The agency, however, has affirmed its BBB- long-term and A-3 short-term unsolicited sovereign credit rating on India.
Outlook revision reflects our view that Indias improved political setting offers a conducive environment for reforms, which could boost growth prospects and improve fiscal management, said S&P in its statement issued on Friday. While Indias outlook was downgraded to negative in April 2012, the upward revision comes four months after the NDA government was sworn into power and at a time when Prime Minister Narendra Modi is on a trip to the US.
The agency said that India has relatively less external debt and has improved its external liquidity position. It projected the external debt net of external assets to be at 6 per cent of current account receipts by the end of March 2015 and seemed satisfied with the central bank reserves which exceed public sector external debt.

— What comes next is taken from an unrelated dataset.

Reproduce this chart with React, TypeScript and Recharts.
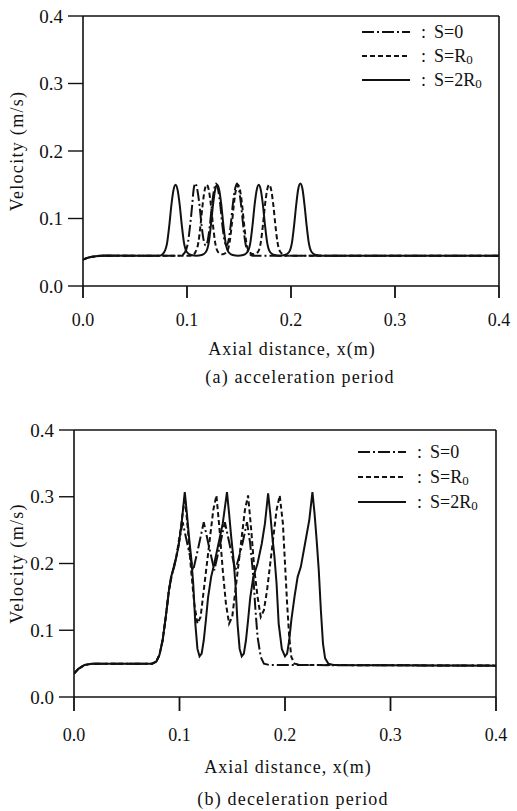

Indias current account has improved in recent years after restrictions on gold imports and slower domestic investment demand. At the same time, the central bank rebuilt its foreign currency reserves to cover about 5.5 months of current account payments, said the agency adding that it expects the current account deficit to widen from its current low of 1.8 per cent of GDP by end of March 2015.
Reacting to the revision, finance secretary Arvind Mayaram said that the economy can grow at over 5.5 per cent in FY15 which the S&P has projected. We are satisfied that the agency has acknowledged the steps that government has taken to improve the economy and specially bring the investment climate and therefore the growth cycle back. We believe that growth this year should be in the region of 5.5-5.9 per cent, he said.